▸ Directions: Print only the lines from the top of the data through the line with "const TEXT_SIZE = 26.5;", both included, skipping every picture.

▸ Data extract:
◆ ◆ ◆
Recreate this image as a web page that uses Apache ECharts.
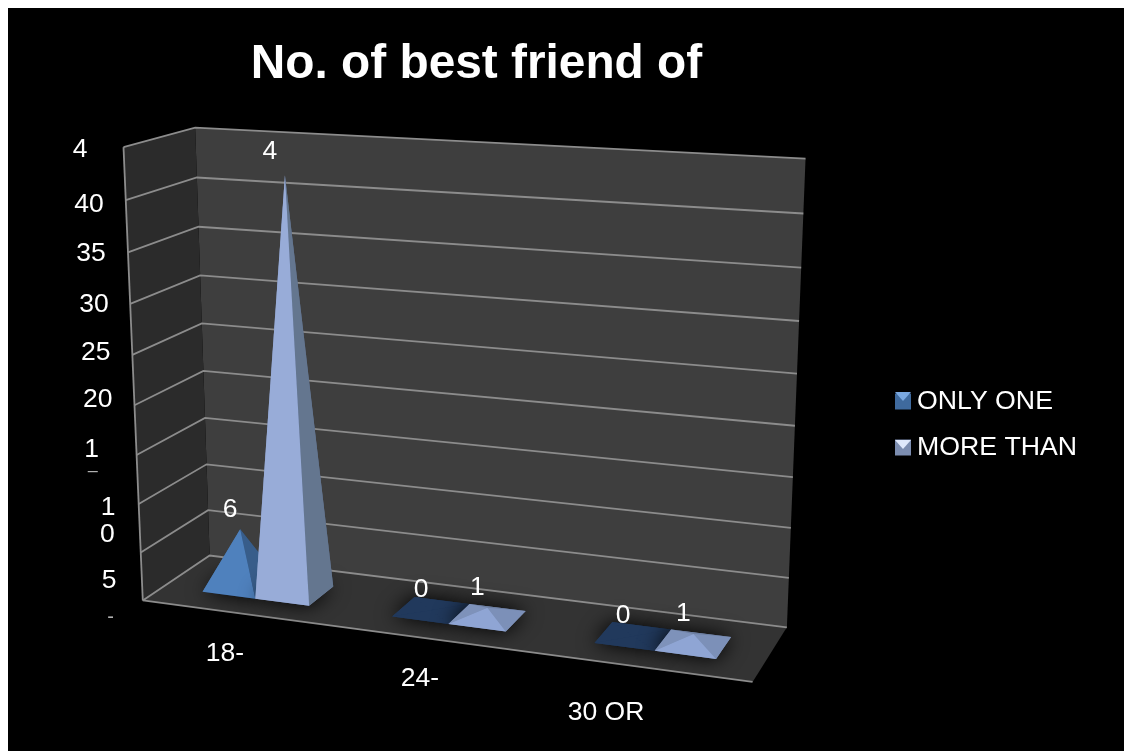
<!DOCTYPE html>
<html>
<head>
<meta charset="utf-8">
<style>
  html, body { margin: 0; padding: 0; background: #fff; overflow: hidden; }
  #chart { width: 1124px; height: 751px; }
</style>
<script src="https://cdn.jsdelivr.net/npm/echarts@6/dist/echarts.min.js"></script>
</head>
<body>
<div id="chart"></div>
<script>
// Chart values
const categories = ['18-', '24-', '30 OR'];
const onlyOne = [6, 0, 0];
const moreThan = [42, 1, 1];
const onlyOneLabels = ['6', '0', '0'];
const moreThanLabels = ['4', '1', '1'];
const tickValues = [0, 5, 10, 15, 20, 25, 30, 35, 40, 45];
const tickTexts = ['-', '5', '1', '0', '1', '\u2013', '20', '25', '30', '35', '40', '4'];

const FONT = '"Liberation Sans", Arial, sans-serif';
const TEXT_SIZE = 26.5;

// Text anchors beside the walls and floor of the box
const tickTextAnchors = [
  [110.7, 615], [109, 579], [108, 506], [107.3, 533], [91.7, 448], [92.7, 469],
  [97.7, 398], [95.7, 351], [94, 303], [91, 252], [89, 203], [80, 148]
];
const categoryAnchors = [[225, 652], [420, 677], [606, 711]];

// Where known points of the unit box (u along categories, w into depth, v up) land on the page
const boxCalibration = [
  [0, 0, 0, 141.7, 600.7], [1, 0, 0, 752.7, 681.7], [0, 1, 0, 210, 555], [1, 1, 0, 787, 627.4],
  [0, 0, 1, 123.3, 147.3], [0, 1, 1, 195, 127.3], [1, 1, 1, 805.5, 158.5],
  [0, 0, 20 / 45, 135.7, 405], [0, 1, 20 / 45, 203.3, 371.7], [1, 1, 20 / 45, 794.7, 426]
];

// Least-squares fit of a perspective camera to the calibration points
function fitCamera(points) {
  const n = 11;
  const A = Array.from({ length: n }, () => new Array(n + 1).fill(0));
  const add = (row, rhs) => {
    for (let i = 0; i < n; i++) {
      for (let j = 0; j < n; j++) A[i][j] += row[i] * row[j];
      A[i][n] += row[i] * rhs;
    }
  };
  points.forEach(([u, w, v, px, py]) => {
    const x = px / 1000, y = py / 1000;
    add([u, w, v, 1, 0, 0, 0, 0, -x * u, -x * w, -x * v], x);
    add([0, 0, 0, 0, u, w, v, 1, -y * u, -y * w, -y * v], y);
  });
  for (let c = 0; c < n; c++) {
    let best = c;
    for (let r = c + 1; r < n; r++) if (Math.abs(A[r][c]) > Math.abs(A[best][c])) best = r;
    [A[c], A[best]] = [A[best], A[c]];
    for (let r = 0; r < n; r++) {
      if (r === c) continue;
      const f = A[r][c] / A[c][c];
      for (let k = c; k <= n; k++) A[r][k] -= f * A[c][k];
    }
  }
  return A.map((row, i) => row[n] / row[i]);
}
const cam = fitCamera(boxCalibration);

function project(u, w, v) {
  const d = cam[8] * u + cam[9] * w + cam[10] * v + 1;
  return [
    1000 * (cam[0] * u + cam[1] * w + cam[2] * v + cam[3]) / d,
    1000 * (cam[4] * u + cam[5] * w + cam[6] * v + cam[7]) / d
  ];
}

// Converts a data position from the hidden cartesian axes into unit-box coordinates
function unitBox(api, params, category, value, bandOffset) {
  const g = params.coordSys;
  const pt = api.coord([category, value]);
  const band = api.size([1, 0])[0];
  return [(pt[0] + bandOffset * band - g.x) / g.width, (g.y + g.height - pt[1]) / g.height];
}

function polygon(points, fill, extra) {
  return { type: 'polygon', shape: { points }, style: Object.assign({ fill }, extra || {}), silent: true };
}
function polyline(points, stroke, lineWidth) {
  return { type: 'polyline', shape: { points }, style: { fill: 'none', stroke, lineWidth }, silent: true };
}
// The font's line box sits a little high, hence the small downward nudge
function label(text, x, y, size, fill) {
  return {
    type: 'text', x, y: y + 2, silent: true,
    style: { text, fill: fill || '#fff', font: size + 'px ' + FONT, textAlign: 'center', textVerticalAlign: 'middle' }
  };
}

const WALL_BACK = '#3e3e3e', WALL_LEFT = '#2b2b2b', FLOOR = '#333333', GRID = '#8c8c8c';
const GRID_WIDTH = 1.8;

function renderFrame(params, api) {
  const children = [
    polygon([project(0, 1, 0), project(1, 1, 0), project(1, 1, 1), project(0, 1, 1)], WALL_BACK),
    polygon([project(0, 0, 0), project(0, 1, 0), project(0, 1, 1), project(0, 0, 1)], WALL_LEFT),
    polygon([project(0, 0, 0), project(1, 0, 0), project(1, 1, 0), project(0, 1, 0)], FLOOR),
    polyline([project(0, 0, 0), project(0, 0, 1)], GRID, GRID_WIDTH),
    polyline([project(0, 0, 0), project(1, 0, 0)], GRID, GRID_WIDTH)
  ];
  tickTexts.forEach((t, i) => {
    const dash = t === '\u2013', hyphen = t === '-';
    const size = dash ? 18 : hyphen ? 20 : TEXT_SIZE;
    children.push(label(t, tickTextAnchors[i][0], tickTextAnchors[i][1], size, dash || hyphen ? '#b0b0b0' : '#fff'));
  });
  categories.forEach((c, i) => children.push(label(c, categoryAnchors[i][0], categoryAnchors[i][1], TEXT_SIZE)));
  return { type: 'group', children };
}

function renderGridLine(params, api) {
  const g = params.coordSys;
  const pt = api.coord([0, api.value(0)]);
  const v = (g.y + g.height - pt[1]) / g.height;
  return polyline([project(0, 0, v), project(0, 1, v), project(1, 1, v)], GRID, GRID_WIDTH);
}

// Pyramid footprint on the floor, in box depth and category-band fractions
const DEPTH_FRONT = 0.295, DEPTH_BACK = 0.70, PYRAMID_WIDTH = 0.285;

const palettes = {
  'ONLY ONE': {
    base: '#21395c', front: '#4f81bd', right: '#385d8a', back: '#2f5079', left: '#4675ac',
    flatFront: '#21395c', flatRight: '#21395c', flatBack: '#21395c', flatLeft: '#21395c'
  },
  'MORE THAN': {
    base: '#7587ab', front: '#98acd8', right: '#64768f', back: '#5c6d8d', left: '#8294bc',
    flatFront: '#8fa5d4', flatRight: '#7c90b8', flatBack: '#6d7fa2', flatLeft: '#7e92ba'
  }
};

function makePyramidRenderer(name, offsetSign, labels) {
  return function (params, api) {
    const cat = api.value(0), val = api.value(1);
    const pal = palettes[name];
    const half = PYRAMID_WIDTH / 2;
    const [uL, v] = unitBox(api, params, cat, val, offsetSign * half - half);
    const [uR] = unitBox(api, params, cat, val, offsetSign * half + half);
    const uMid = (uL + uR) / 2, wMid = (DEPTH_FRONT + DEPTH_BACK) / 2;
    const fl = project(uL, DEPTH_FRONT, 0), fr = project(uR, DEPTH_FRONT, 0);
    const bl = project(uL, DEPTH_BACK, 0), br = project(uR, DEPTH_BACK, 0);
    const apex = project(uMid, wMid, v);
    const flat = val < 3;
    const children = [
      polygon([fl, fr, br, bl], pal.base, { shadowBlur: 20, shadowColor: 'rgba(0,0,0,1)' }),
      polygon([bl, br, apex], flat ? pal.flatBack : pal.back),
      polygon([fl, bl, apex], flat ? pal.flatLeft : pal.left),
      polygon([fr, br, apex], flat ? pal.flatRight : pal.right),
      polygon([fl, fr, apex], flat ? pal.flatFront : pal.front)
    ];
    const big = val > 20;
    children.push(label(labels[params.dataIndex], apex[0] + (big ? -15 : -10), apex[1] + (big ? -25 : -22), TEXT_SIZE));
    return { type: 'group', children };
  };
}

// Bevel highlights on the legend swatches
function swatchBevel(x, y, color) {
  return { type: 'polygon', z: 100, silent: true, shape: { points: [[x, y], [x + 16, y], [x + 8, y + 9]] }, style: { fill: color } };
}

const chart = echarts.init(document.getElementById('chart'));
chart.setOption({
  animation: false,
  backgroundColor: '#fff',
  title: {
    text: 'No. of best friend of',
    left: 471.5, top: 36, textAlign: 'center',
    textStyle: { color: '#fff', fontFamily: FONT, fontWeight: 'bold', fontSize: 47.8 }
  },
  legend: {
    orient: 'vertical', left: 890, top: 383, itemGap: 19, itemWidth: 16, itemHeight: 16,
    icon: 'rect', selectedMode: false,
    textStyle: { color: '#fff', fontFamily: FONT, fontSize: 26.7, padding: [0, 0, 0, 1] },
    data: ['ONLY ONE', 'MORE THAN']
  },
  graphic: [
    { type: 'rect', z: -10, silent: true, shape: { x: 8, y: 8, width: 1116, height: 743 }, style: { fill: '#000' } },
    swatchBevel(895, 392, '#7aa8e0'),
    swatchBevel(895, 440, '#dfe8fb')
  ],
  grid: { left: 100, right: 100, top: 100, bottom: 100, show: false },
  xAxis: { type: 'category', data: categories, show: false },
  yAxis: { type: 'value', min: 0, max: 45, interval: 5, show: false },
  series: [
    { type: 'custom', name: 'frame', z: 1, clip: false, data: [[0, 0]], renderItem: renderFrame, encode: { x: 0, y: 1 }, silent: true },
    { type: 'custom', name: 'grid', z: 2, clip: false, data: tickValues.map(v => [v]), renderItem: renderGridLine, encode: { y: 0 }, silent: true },
    {
      type: 'custom', name: 'ONLY ONE', z: 3, clip: false, silent: true,
      itemStyle: { color: '#3f6a9e' },
      data: onlyOne.map((v, i) => [i, v]), encode: { x: 0, y: 1 },
      renderItem: makePyramidRenderer('ONLY ONE', -1, onlyOneLabels)
    },
    {
      type: 'custom', name: 'MORE THAN', z: 4, clip: false, silent: true,
      itemStyle: { color: '#7c8db0' },
      data: moreThan.map((v, i) => [i, v]), encode: { x: 0, y: 1 },
      renderItem: makePyramidRenderer('MORE THAN', 1, moreThanLabels)
    }
  ]
});
</script>
</body>
</html>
◆ ◆ ◆
▸ Output of the task:
Recreate this image as a web page that uses Apache ECharts.
<!DOCTYPE html>
<html>
<head>
<meta charset="utf-8">
<style>
  html, body { margin: 0; padding: 0; background: #fff; overflow: hidden; }
  #chart { width: 1124px; height: 751px; }
</style>
<script src="https://cdn.jsdelivr.net/npm/echarts@6/dist/echarts.min.js"></script>
</head>
<body>
<div id="chart"></div>
<script>
// Chart values
const categories = ['18-', '24-', '30 OR'];
const onlyOne = [6, 0, 0];
const moreThan = [42, 1, 1];
const onlyOneLabels = ['6', '0', '0'];
const moreThanLabels = ['4', '1', '1'];
const tickValues = [0, 5, 10, 15, 20, 25, 30, 35, 40, 45];
const tickTexts = ['-', '5', '1', '0', '1', '\u2013', '20', '25', '30', '35', '40', '4'];

const FONT = '"Liberation Sans", Arial, sans-serif';
const TEXT_SIZE = 26.5;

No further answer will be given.